Au cours des dernières années, plusieurs dizaines de décisions civiles ont sanctionné nos chaînes sur recours individuel des victimes. Dans une entreprise publique comme la nôtre, que la direction ne corrige pas sa gestion malgré les multiples interventions de la justice défie l’entendement.
Aujourd’hui cette gestion délinquante se perpétue sur le compte des deniers publics. A titre d’exemple, le 7 avril 2009, la Cour d’Appel de Paris vous a condamné à verser à l’un de vos cadres précarisés un montant d’indemnités supérieur aux salaires qu’il aurait perçu s’il avait pu continuer à travailler jusqu’à son départ en retraite ; ce qui donne la mesure du gâchis humain, professionnel et financier dont votre équipe est entièrement responsable.
Votre équipe ne saurait ignorer la loi sociale au seul motif qu’elle aurait un privilège d’impunité parce que l’actionnaire de l’entreprise est l’Etat. A cet égard, nous regrettons que dans les discussions en cours sur la réorganisation de l’entreprise à la suite de la fusion décidée par la Loi du 5 mars 2009, la régularisation de ce personnel ne soit jamais évoquée.
Malheureusement, notre constat ne se limite pas à cette perpétuation de la précarité. Depuis 18 mois, vous avez entrepris de réduire les effectifs. Les premiers postes supprimés ont visé plusieurs centaines de collègues précarisés, exclus sans tentative de reclassement, sans procédure ni indemnité, et sans même qu’on les informe de leur licenciement. Là encore, la télévision publique se distingue.
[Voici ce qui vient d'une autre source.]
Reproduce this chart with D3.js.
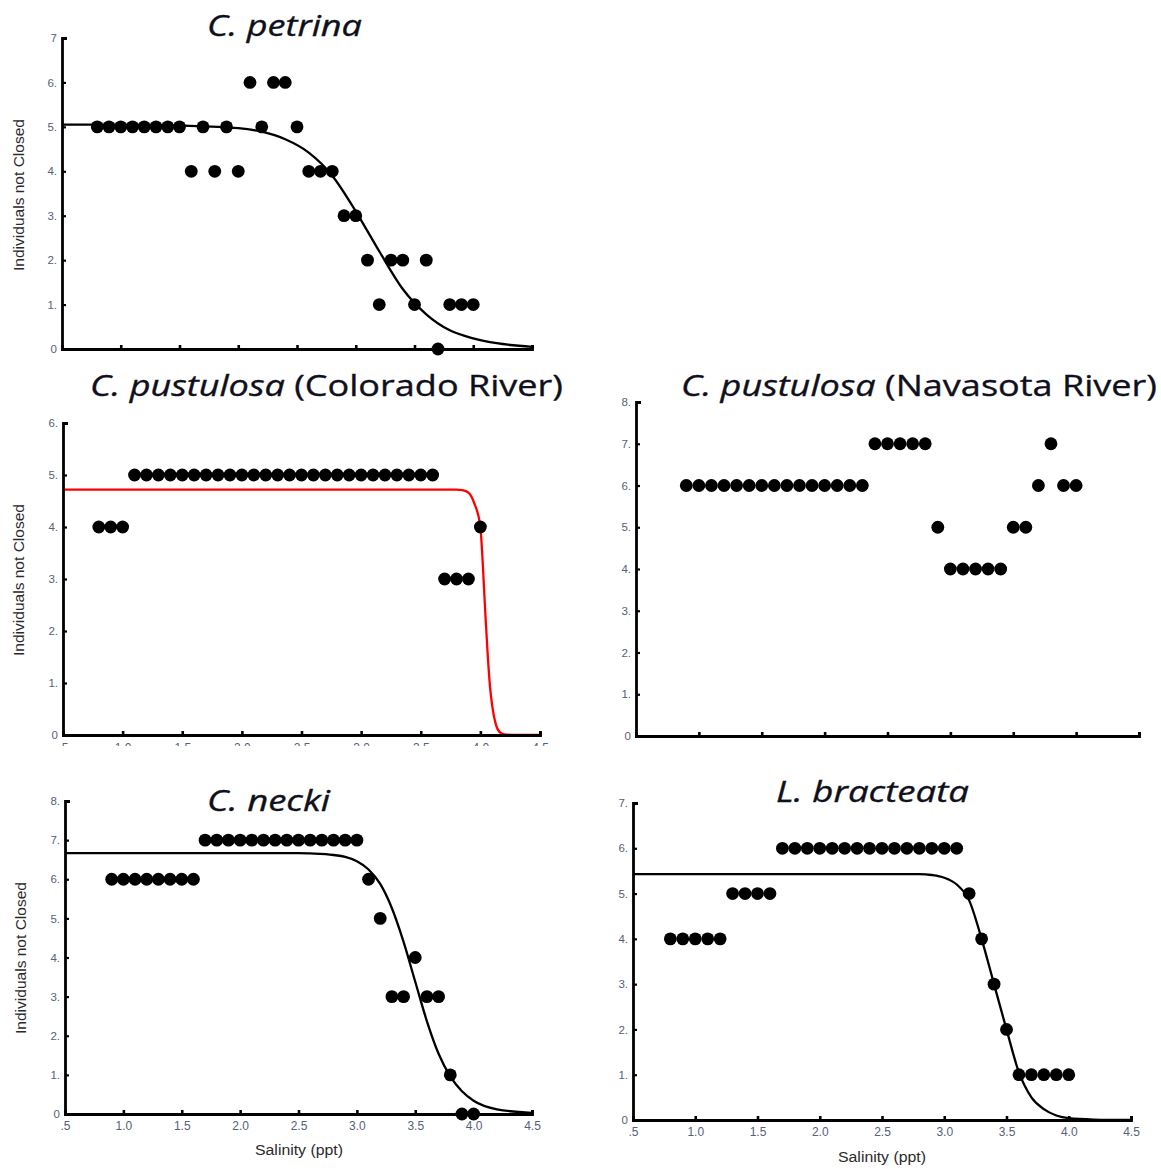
<!DOCTYPE html>
<html>
<head>
<meta charset="utf-8">
<script src="https://cdn.jsdelivr.net/npm/d3@7"></script>
<style>
  html, body { margin: 0; padding: 0; background: #fff; }
  svg { display: block; }
</style>
</head>
<body>
<svg id="chart" width="1161" height="1169"></svg>
<script>
// ---------------- DATA ----------------
const xTickValues = [0.5, 1.0, 1.5, 2.0, 2.5, 3.0, 3.5, 4.0, 4.5];
const xTickLabels = [".5", "1.0", "1.5", "2.0", "2.5", "3.0", "3.5", "4.0", "4.5"];

// C. petrina
const petrinaX = [0.8,0.9,1.0,1.1,1.2,1.3,1.4,1.5,1.6,1.7,1.8,1.9,2.0,2.1,2.2,2.3,2.4,2.5,2.6,2.7,2.8,2.9,3.0,3.1,3.2,3.3,3.4,3.5,3.6,3.7,3.8,3.9,4.0];
const petrinaY = [5,5,5,5,5,5,5,5,4,5,4,5,4,6,5,6,6,5,4,4,4,3,3,2,1,2,2,1,2,0,1,1,1];
const petrinaFitX = [0.5,1.0,1.5,2.0,2.2,2.4,2.6,2.8,3.0,3.2,3.4,3.6,3.8,4.0,4.2,4.5];
const petrinaFitY = [5.05,5.05,5.03,4.97,4.89,4.72,4.42,3.90,3.10,2.20,1.35,0.78,0.42,0.24,0.13,0.05];
const petrinaYLabels = ["0","1.","2.","3.","4.","5.","6.","7"];

// C. pustulosa (Colorado River)
const coloradoX = [0.8,0.9,1.0,1.1,1.2,1.3,1.4,1.5,1.6,1.7,1.8,1.9,2.0,2.1,2.2,2.3,2.4,2.5,2.6,2.7,2.8,2.9,3.0,3.1,3.2,3.3,3.4,3.5,3.6,3.7,3.8,3.9,4.0];
const coloradoY = [4,4,4,5,5,5,5,5,5,5,5,5,5,5,5,5,5,5,5,5,5,5,5,5,5,5,5,5,5,3,3,3,4];
const coloradoFitX = [0.5,3.8,3.85,3.9,3.95,4.0,4.02,4.04,4.06,4.08,4.1,4.13,4.16,4.2,4.3,4.5];
const coloradoFitY = [4.72,4.72,4.71,4.66,4.45,4.0,3.3,2.4,1.6,0.95,0.55,0.2,0.06,0.01,0,0];
const coloradoYLabels = ["0","1.","2.","3.","4.","5.","6."];

// C. pustulosa (Navasota River)
const navasotaX = [0.9,1.0,1.1,1.2,1.3,1.4,1.5,1.6,1.7,1.8,1.9,2.0,2.1,2.2,2.3,2.4,2.5,2.6,2.7,2.8,2.9,3.0,3.1,3.2,3.3,3.4,3.5,3.6,3.7,3.8,3.9,4.0];
const navasotaY = [6,6,6,6,6,6,6,6,6,6,6,6,6,6,6,7,7,7,7,7,5,4,4,4,4,4,5,5,6,7,6,6];
const navasotaYLabels = ["0","1.","2.","3.","4.","5.","6.","7.","8."];

// C. necki
const neckiX = [0.9,1.0,1.1,1.2,1.3,1.4,1.5,1.6,1.7,1.8,1.9,2.0,2.1,2.2,2.3,2.4,2.5,2.6,2.7,2.8,2.9,3.0,3.1,3.2,3.3,3.4,3.5,3.6,3.7,3.8,3.9,4.0];
const neckiY = [6,6,6,6,6,6,6,6,7,7,7,7,7,7,7,7,7,7,7,7,7,7,6,5,3,3,4,3,3,1,0,0];
const neckiFitX = [0.5,2.5,2.6,2.8,2.9,3.0,3.1,3.2,3.3,3.4,3.5,3.6,3.7,3.8,3.9,4.0,4.2,4.5];
const neckiFitY = [6.67,6.67,6.66,6.62,6.57,6.46,6.25,5.88,5.26,4.40,3.38,2.37,1.54,0.96,0.58,0.34,0.12,0.03];
const neckiYLabels = ["0","1.","2.","3.","4.","5.","6.","7.","8."];

// L. bracteata
const bracteataX = [0.8,0.9,1.0,1.1,1.2,1.3,1.4,1.5,1.6,1.7,1.8,1.9,2.0,2.1,2.2,2.3,2.4,2.5,2.6,2.7,2.8,2.9,3.0,3.1,3.2,3.3,3.4,3.5,3.6,3.7,3.8,3.9,4.0];
const bracteataY = [4,4,4,4,4,5,5,5,5,6,6,6,6,6,6,6,6,6,6,6,6,6,6,6,5,4,3,2,1,1,1,1,1];
const bracteataFitX = [0.5,2.8,2.9,3.0,3.1,3.2,3.3,3.4,3.5,3.6,3.7,3.8,3.9,4.0,4.2,4.5];
const bracteataFitY = [5.43,5.43,5.41,5.35,5.2,4.85,4.0,3.0,2.0,1.05,0.5,0.24,0.1,0.04,0.01,0];
const bracteataYLabels = ["0","1.","2.","3.","4.","5.","6.","7."];

const yAxisTitle = "Individuals not Closed";
const xAxisTitle = "Salinity (ppt)";

// ---------------- DRAW ----------------
const svg = d3.select("#chart");
const defs = svg.append("defs");

function drawPanel(o) {
  const x = d3.scaleLinear().domain([0.5, 4.5]).range([o.left, o.right]);
  const y = d3.scaleLinear().domain([0, o.yMax]).range([o.bottom, o.top]);
  const g = svg.append("g");

  // title
  const t = g.append("text")
    .attr("x", o.titleX).attr("y", o.titleY)
    .attr("textLength", o.titleW).attr("lengthAdjust", "spacingAndGlyphs")
    .style("font-family", "'Open Sans', 'Noto Sans', sans-serif")
    .style("font-size", "30px").style("fill", "#10101c")
    .style("stroke", "#10101c").style("stroke-width", 0.35);
  t.append("tspan").style("font-style", "italic").text(o.titleItalic);
  if (o.titleRest) t.append("tspan").text(o.titleRest);

  // curve
  if (o.fitX) {
    const pts = o.fitX.map((v, i) => [v, o.fitY[i]]);
    g.append("path")
      .datum(pts)
      .attr("fill", "none")
      .attr("stroke", o.fitColor)
      .attr("stroke-width", 2.3)
      .attr("d", d3.line().x(d => x(d[0])).y(d => y(d[1])).curve(d3.curveMonotoneX));
  }

  // points
  g.append("g").selectAll("circle")
    .data(o.px.map((v, i) => [v, o.py[i]]))
    .join("circle")
    .attr("cx", d => x(d[0])).attr("cy", d => y(d[1]))
    .attr("r", 6.4).attr("fill", "#000");

  // x axis
  const xa = d3.axisBottom(x).tickValues(xTickValues)
    .tickSizeInner(-4).tickSizeOuter(-4).tickPadding(o.xLabelPad || 8)
    .tickFormat((d, i) => o.xLabels ? xTickLabels[i] : "");
  const gx = g.append("g").attr("transform", `translate(0,${o.bottom})`).call(xa);
  gx.select(".domain").attr("stroke", "#000").attr("stroke-width", 2.8).attr("fill", "none");
  gx.selectAll(".tick line").attr("stroke", "#000").attr("stroke-width", 2.6);
  gx.selectAll(".tick text").style("font-family", "Arial, 'Liberation Sans', sans-serif")
    .style("font-size", "12px").style("fill", "#55607a");
  if (o.clipXLabels) {
    const id = "clip" + Math.round(o.left) + Math.round(o.top);
    defs.append("clipPath").attr("id", id).append("rect")
      .attr("x", o.left - 30).attr("y", -10).attr("width", o.right - o.left + 60).attr("height", o.clipXLabels + 10);
    gx.attr("clip-path", `url(#${id})`);
  }

  // y axis
  const yTicks = d3.range(0, o.yMax + 1);
  const ya = d3.axisLeft(y).tickValues(yTicks)
    .tickSizeInner(-4).tickSizeOuter(-5).tickPadding(5)
    .tickFormat((d, i) => o.yLabels[i]);
  const gy = g.append("g").attr("transform", `translate(${o.left},0)`).call(ya);
  gy.select(".domain").attr("stroke", "#000").attr("stroke-width", 2.8).attr("fill", "none");
  gy.selectAll(".tick line").attr("stroke", "#000").attr("stroke-width", 2.2);
  gy.selectAll(".tick text").style("font-family", "Arial, 'Liberation Sans', sans-serif")
    .style("font-size", "11.5px").style("fill", "#55607a");

  // y axis title
  if (o.yTitle) {
    g.append("text")
      .attr("transform", `translate(${o.yTitleX},${o.yTitleY}) rotate(-90)`)
      .attr("text-anchor", "middle")
      .attr("textLength", 152).attr("lengthAdjust", "spacingAndGlyphs")
      .style("font-family", "Arial, 'Liberation Sans', sans-serif")
      .style("font-size", "14px").style("fill", "#2a2a2a")
      .text(yAxisTitle);
  }
  // x axis title
  if (o.xTitle) {
    g.append("text")
      .attr("x", o.xTitleX).attr("y", o.xTitleY)
      .attr("text-anchor", "middle")
      .attr("textLength", 88).attr("lengthAdjust", "spacingAndGlyphs")
      .style("font-family", "Arial, 'Liberation Sans', sans-serif")
      .style("font-size", "14px").style("fill", "#2a2a2a")
      .text(xAxisTitle);
  }
}

drawPanel({
  left: 62, right: 532, top: 38, bottom: 349, yMax: 7,
  px: petrinaX, py: petrinaY, fitX: petrinaFitX, fitY: petrinaFitY, fitColor: "#000",
  yLabels: petrinaYLabels, xLabels: false,
  titleItalic: "C. petrina", titleRest: "", titleX: 207, titleY: 36, titleW: 155,
  yTitle: true, yTitleX: 24, yTitleY: 195
});

drawPanel({
  left: 63, right: 540, top: 423, bottom: 735, yMax: 6,
  px: coloradoX, py: coloradoY, fitX: coloradoFitX, fitY: coloradoFitY, fitColor: "#ff0000",
  yLabels: coloradoYLabels, xLabels: true, clipXLabels: 11, xLabelPad: 8,
  titleItalic: "C. pustulosa", titleRest: " (Colorado River)", titleX: 90, titleY: 396, titleW: 473,
  yTitle: true, yTitleX: 24, yTitleY: 580
});

drawPanel({
  left: 636, right: 1139, top: 402, bottom: 736, yMax: 8,
  px: navasotaX, py: navasotaY,
  yLabels: navasotaYLabels, xLabels: false,
  titleItalic: "C. pustulosa", titleRest: " (Navasota River)", titleX: 681, titleY: 396, titleW: 476,
  yTitle: false
});

drawPanel({
  left: 65, right: 532, top: 801, bottom: 1114, yMax: 8,
  px: neckiX, py: neckiY, fitX: neckiFitX, fitY: neckiFitY, fitColor: "#000",
  yLabels: neckiYLabels, xLabels: true, xLabelPad: 7,
  titleItalic: "C. necki", titleRest: "", titleX: 207, titleY: 811, titleW: 123,
  yTitle: true, yTitleX: 26, yTitleY: 958,
  xTitle: true, xTitleX: 299, xTitleY: 1155
});

drawPanel({
  left: 633, right: 1131, top: 803, bottom: 1120, yMax: 7,
  px: bracteataX, py: bracteataY, fitX: bracteataFitX, fitY: bracteataFitY, fitColor: "#000",
  yLabels: bracteataYLabels, xLabels: true, xLabelPad: 7,
  titleItalic: "L. bracteata", titleRest: "", titleX: 776, titleY: 802, titleW: 193,
  yTitle: false,
  xTitle: true, xTitleX: 882, xTitleY: 1162
});
</script>
</body>
</html>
Récemment votre direction des ressources humaines a encore dégradé les conditions d’emploi. Par une note du 23 mars 2009, il a été enjoint au management intermédiaire de réduire le volume de travail du personnel précarisé sans aucune procédure légale autre que cette simple instruction. Concrètement, des dizaines de collaborateurs sont depuis 3 mois en chômage partiel, pour une durée indéfinie. Ils restent 365 jours par an à la disposition de nos chaînes alors que leur revenu est diminué au point de ne plus pouvoir assurer leur budget familial.
Nous sommes informés de l’existence d’une « liste noire » où se retrouvent les intermittents qui ont outrecuidance de saisir les prud’hommes pour faire valoir leurs droits. Faute de pouvoir employer des intermittents, nous avons aussi été informés de l’incitation faite aux unités de production de passer par la prestation de service (ce qui est assimilé à un délit de marchandage).
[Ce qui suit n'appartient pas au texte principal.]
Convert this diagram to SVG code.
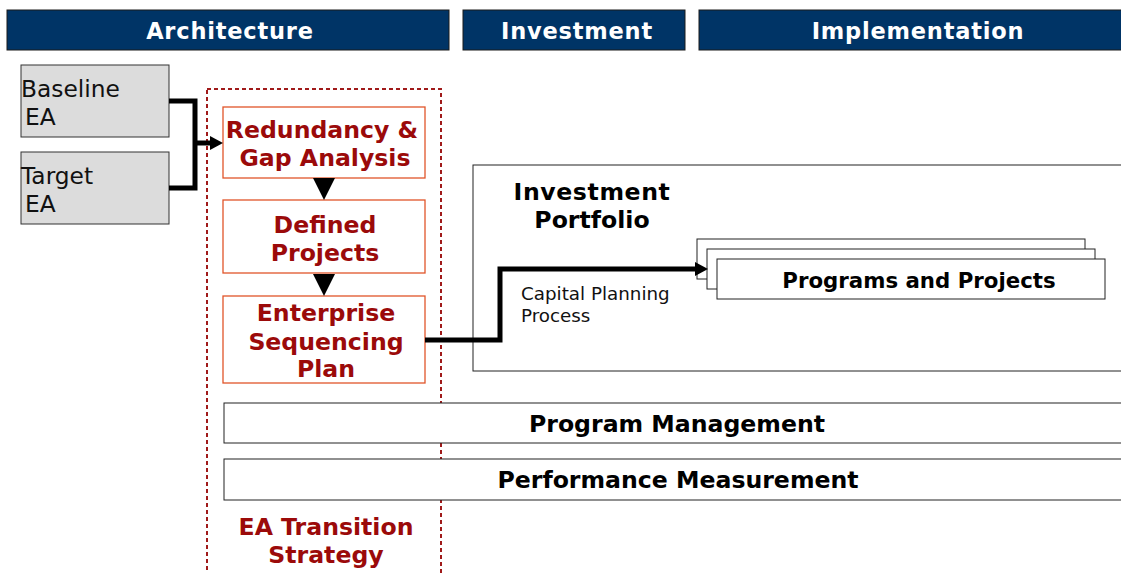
<svg xmlns="http://www.w3.org/2000/svg" width="1121" height="573" viewBox="0 0 1121 573">
  <defs>
    <style>
      .bar { fill: #003466; stroke: #1a1a1a; stroke-width: 1; }
      .bar-t { font-family: "DejaVu Sans", Verdana, sans-serif; font-weight: bold; font-size: 22.5px; fill: #ffffff; text-anchor: middle; letter-spacing: 0.8px; }
      .ea { fill: #dcdcdc; stroke: #333333; stroke-width: 1; }
      .ea-t { font-family: "DejaVu Sans", Verdana, sans-serif; font-size: 23.3px; fill: #111111; }
      .step { fill: #ffffff; stroke: #e0552a; stroke-width: 1.3; }
      .step-t { font-family: "DejaVu Sans", Verdana, sans-serif; font-weight: bold; font-size: 23.6px; fill: #9b0a0a; text-anchor: middle; }
      .frame { fill: none; stroke: #a01a1a; stroke-width: 2; stroke-dasharray: 4 3; }
      .box { fill: #ffffff; stroke: #222222; stroke-width: 1; }
      .lbl-b { font-family: "DejaVu Sans", Verdana, sans-serif; font-weight: bold; font-size: 23.6px; fill: #000000; }
      .lbl { font-family: "DejaVu Sans", Verdana, sans-serif; font-size: 18.3px; fill: #111111; }
      .wire { fill: none; stroke: #000000; stroke-width: 5; }
      .tip { fill: none; stroke: none; }
    </style>
    <marker id="headSm" markerUnits="userSpaceOnUse" markerWidth="14" markerHeight="16" refX="0" refY="8" orient="auto" viewBox="0 0 14 16">
      <path d="M0,1 L13,8 L0,15 z" fill="#000000"/>
    </marker>
    <marker id="headDown" markerUnits="userSpaceOnUse" markerWidth="22" markerHeight="24" refX="22" refY="12" orient="auto" viewBox="0 0 22 24">
      <path d="M0,1 L22,12 L0,23 z" fill="#000000"/>
    </marker>
  </defs>

  <rect width="1121" height="573" fill="#ffffff"/>

  <!-- phase header bars -->
  <g id="hdr-architecture">
    <rect class="bar" x="7" y="10" width="442" height="40"/>
    <text class="bar-t" x="230" y="39">Architecture</text>
  </g>
  <g id="hdr-investment">
    <rect class="bar" x="463" y="10" width="222" height="40"/>
    <text class="bar-t" x="577" y="39">Investment</text>
  </g>
  <g id="hdr-implementation">
    <rect class="bar" x="699" y="10" width="430" height="40"/>
    <text class="bar-t" x="918" y="39">Implementation</text>
  </g>

  <!-- EA inputs -->
  <g id="baseline-ea">
    <rect class="ea" x="21" y="65" width="148" height="72"/>
    <text class="ea-t" x="21" y="97">Baseline</text>
    <text class="ea-t" x="25" y="125">EA</text>
  </g>
  <g id="target-ea">
    <rect class="ea" x="21" y="152" width="148" height="72"/>
    <text class="ea-t" x="21" y="184">Target</text>
    <text class="ea-t" x="25" y="212">EA</text>
  </g>

  <!-- EA transition strategy frame -->
  <g id="ea-transition-strategy">
    <rect class="frame" x="207" y="89" width="234" height="500"/>
    <text class="step-t" x="326" y="535">EA Transition</text>
    <text class="step-t" x="326" y="563">Strategy</text>
  </g>
  <g id="gap-analysis">
    <rect class="step" x="223" y="107" width="202" height="71"/>
    <text class="step-t" x="322" y="138">Redundancy &amp;</text>
    <text class="step-t" x="325" y="166">Gap Analysis</text>
  </g>
  <g id="defined-projects">
    <rect class="step" x="223" y="200" width="202" height="73"/>
    <text class="step-t" x="325" y="233">Defined</text>
    <text class="step-t" x="325" y="261">Projects</text>
  </g>
  <g id="sequencing-plan">
    <rect class="step" x="223" y="296" width="202" height="87"/>
    <text class="step-t" x="326" y="321">Enterprise</text>
    <text class="step-t" x="326" y="350">Sequencing</text>
    <text class="step-t" x="326" y="377">Plan</text>
  </g>

  <!-- investment portfolio -->
  <g id="investment-portfolio">
    <rect class="box" x="473" y="165" width="660" height="206"/>
    <text class="lbl-b" x="592" y="200" text-anchor="middle" style="letter-spacing:0.6px">Investment</text>
    <text class="lbl-b" x="592" y="228" text-anchor="middle">Portfolio</text>
  </g>
  <g id="programs-projects">
    <rect class="box" x="697" y="239" width="388" height="40"/>
    <rect class="box" x="707" y="249" width="388" height="40"/>
    <rect class="box" x="717" y="259" width="388" height="40"/>
    <text class="lbl-b" x="919" y="288" text-anchor="middle" style="font-size:21.3px">Programs and Projects</text>
  </g>

  <!-- implementation bands -->
  <g id="program-management">
    <rect class="box" x="224" y="403" width="910" height="40"/>
    <text class="lbl-b" x="677" y="432" text-anchor="middle">Program Management</text>
  </g>
  <g id="performance-measurement">
    <rect class="box" x="224" y="459" width="910" height="41"/>
    <text class="lbl-b" x="678" y="488" text-anchor="middle">Performance Measurement</text>
  </g>

  <!-- connectors -->
  <g id="connectors">
    <path class="wire" d="M169,101 H195 V188 H169"/>
    <path class="wire" d="M195,143 H210" marker-end="url(#headSm)"/>
    <path class="tip" d="M324,178 V200" marker-end="url(#headDown)"/>
    <path class="tip" d="M324,273 V296" marker-end="url(#headDown)"/>
    <path class="wire" d="M425,340 H500 V269 H695" marker-end="url(#headSm)"/>
    <text class="lbl" x="521" y="300">Capital Planning</text>
    <text class="lbl" x="521" y="322">Process</text>
  </g>
</svg>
Le 24 avril 2009, sur la protestation de notre syndicat, votre direction des ressources humaines a confirmé et justifié cette décision. Force est de constater qu’il s’agit d’une décision volontaire et délibérée nuisant intentionnellement au droit des victimes. Nous déplorons qu’en ne contredisant pas ces instructions, vous avalisiez les délits ainsi commis par vos proches collaborateurs.
Enfin nous vous alertons sur l’entrave aux prérogatives syndicales dont vos services des ressources humaines se rendent coupables depuis plusieurs semaines.
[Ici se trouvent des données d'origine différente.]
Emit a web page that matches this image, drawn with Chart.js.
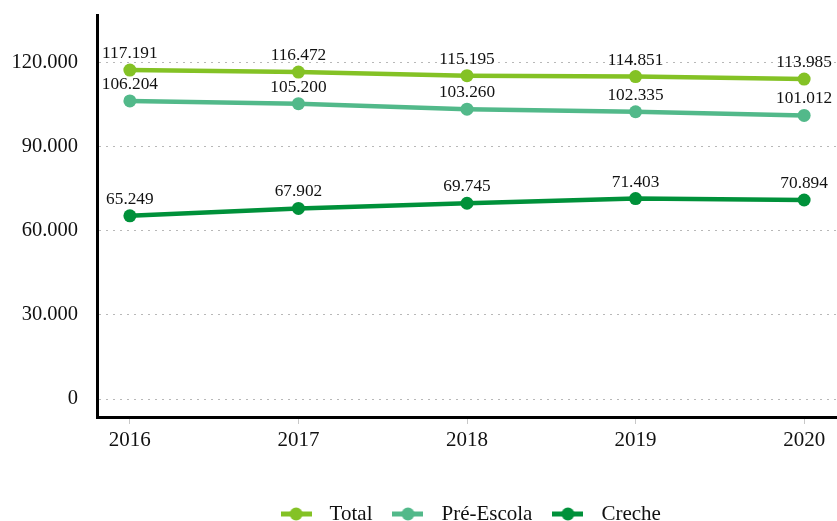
<!DOCTYPE html>
<html>
<head>
<meta charset="utf-8">
<script src="https://cdn.jsdelivr.net/npm/chart.js@4"></script>
<style>
    html, body { margin: 0; padding: 0; background: #fff; }
    #wrap { width: 837px; height: 521px; }
</style>
</head>
<body>
<div id="wrap"><canvas id="chart"></canvas></div>
<script>
const years = [2016, 2017, 2018, 2019, 2020];
const total = [117191, 116472, 115195, 114851, 113985];
const preEscola = [106204, 105200, 103260, 102335, 101012];
const creche = [65249, 67902, 69745, 71403, 70894];
const yTicks = [0, 30000, 60000, 90000, 120000];

const FONT = "'Liberation Serif', 'Times New Roman', serif";

function fmt(v) {
    return String(v).replace(/\B(?=(\d{3})+(?!\d))/g, ".");
}

// small line + dot used as legend marker
function legendMarker(color) {
    const c = document.createElement("canvas");
    c.width = 31;
    c.height = 14;
    const ctx = c.getContext("2d");
    ctx.strokeStyle = color;
    ctx.lineWidth = 5;
    ctx.beginPath();
    ctx.moveTo(0, 7);
    ctx.lineTo(31, 7);
    ctx.stroke();
    ctx.fillStyle = color;
    ctx.beginPath();
    ctx.arc(15.5, 7, 6.5, 0, Math.PI * 2);
    ctx.fill();
    return c;
}

function series(label, values, color) {
    return {
        label: label,
        data: values.map((v, i) => ({ x: years[i], y: v })),
        borderColor: color,
        backgroundColor: color,
        borderWidth: 4.5,
        pointRadius: 6.5,
        pointHoverRadius: 6.5,
        pointBorderWidth: 0,
        pointStyle: "circle",
        tension: 0
    };
}

const valueLabels = {
    id: "valueLabels",
    afterDatasetsDraw(chart) {
        const ctx = chart.ctx;
        ctx.save();
        ctx.font = "17.3px " + FONT;
        ctx.fillStyle = "#111";
        ctx.textAlign = "center";
        ctx.textBaseline = "alphabetic";
        chart.data.datasets.forEach((ds, di) => {
            chart.getDatasetMeta(di).data.forEach((pt, i) => {
                ctx.fillText(fmt(ds.data[i].y), pt.x, pt.y - 12);
            });
        });
        ctx.restore();
    }
};

const legendBox = {
    id: "legendBox",
    beforeInit(chart) {
        const fit = chart.legend.fit;
        chart.legend.fit = function () {
            fit.call(this);
            this.height = 30;
        };
    }
};

const datasets = [
    series("Total", total, "#84c225"),
    series("Pré-Escola", preEscola, "#52b98a"),
    series("Creche", creche, "#00913a")
];
const markers = datasets.map(ds => legendMarker(ds.borderColor));

new Chart(document.getElementById("chart"), {
    type: "line",
    data: { datasets: datasets },
    options: {
        responsive: true,
        maintainAspectRatio: false,
        animation: false,
        layout: { autoPadding: false, padding: { left: 10, top: 15, right: 0, bottom: 0 } },
        plugins: {
            tooltip: { enabled: false },
            legend: {
                position: "bottom",
                fullSize: false,
                labels: {
                    font: { family: FONT, size: 21 },
                    color: "#111",
                    usePointStyle: true,
                    pointStyleWidth: 46,
                    padding: 12.5,
                    generateLabels(chart) {
                        return chart.data.datasets.map((ds, i) => ({
                            text: ds.label,
                            pointStyle: markers[i],
                            fillStyle: ds.borderColor,
                            strokeStyle: ds.borderColor,
                            lineWidth: 0,
                            fontColor: "#111",
                            hidden: false,
                            datasetIndex: i
                        }));
                    }
                }
            }
        },
        scales: {
            x: {
                type: "linear",
                min: 2015.805,
                max: 2020.195,
                afterBuildTicks(axis) {
                    axis.ticks = years.map(v => ({ value: v }));
                },
                afterFit(scale) {
                    scale.height = 74;
                    scale.paddingLeft = 0;
                    scale.paddingRight = 0;
                },
                grid: {
                    drawOnChartArea: false,
                    color: "#c8c8c8",
                    tickLength: 7,
                    tickWidth: 1
                },
                border: { display: true, color: "#000", width: 3 },
                ticks: {
                    padding: 4,
                    maxRotation: 0,
                    font: { family: FONT, size: 21 },
                    color: "#111",
                    callback: v => String(v)
                }
            },
            y: {
                min: -6400,
                max: 136800,
                afterBuildTicks(axis) {
                    axis.ticks = yTicks.map(v => ({ value: v }));
                },
                afterFit(scale) {
                    scale.width = 87;
                    scale.paddingTop = 0;
                    scale.paddingBottom = 0;
                },
                grid: {
                    drawTicks: false,
                    color: "#b8b8b8",
                    lineWidth: 1
                },
                border: { display: true, color: "#000", width: 3, dash: [2, 5] },
                ticks: {
                    padding: 19,
                    font: { family: FONT, size: 20.5 },
                    color: "#111",
                    callback: v => fmt(v)
                }
            }
        }
    },
    plugins: [valueLabels, legendBox]
});
</script>
</body>
</html>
Nous avons reçu plusieurs témoignages concordants de collègues pour lesquels le syndicat avait soumis le dossier de requalification à la justice prud’homale. Selon ces dépositions, les salariés dont nous demandons la requalification des contrats sont exclus des plannings, c’est-à-dire licenciés brutalement avant que la justice n’arbitre, privant cet arbitrage de tout effet.
Le 7 mai 2009, sur notre demande d’explication, vos services des ressources humaines ont confirmé la réalité de ces instructions, qui viseraient désormais tout salarié « en contentieux » avec l’entreprise, mais aussi tout salarié au sujet duquel le syndicat solliciterait l’arbitrage judiciaire. De sorte qu’aujourd’hui, dans l’entreprise que vous dirigez, vos collaborateurs assument une gestion conduisant directement à priver un justiciable de son droit à un procès équitable ; de même, ils entravent volontairement le droit syndical de recourir à l’arbitrage judiciaire.
Nous vous demandons d’intervenir sans délai pour corriger les agissements de vos services des ressources humaines, nous vous demandons également de prendre les mesures nécessaires pour régulariser la situation du personnel précarisé.
Nous insistons sur le fait que notre démarche vise simplement à faire cesser le trouble illicite constaté dans votre entreprise.
Pour cette raison vous pouvez considérer la présente comme une mise en demeure à laquelle, si vous manquiez d’y déférer, le caractère intentionnel de l’infraction à la législation sur les CDD commise par le chef d’entreprise serait établi, avec les suites légales qui pourront y être données.
Soyez assuré, monsieur le Président, tant de notre dévouement à la télévision publique que notre détermination à ce que la loi y soit respectée.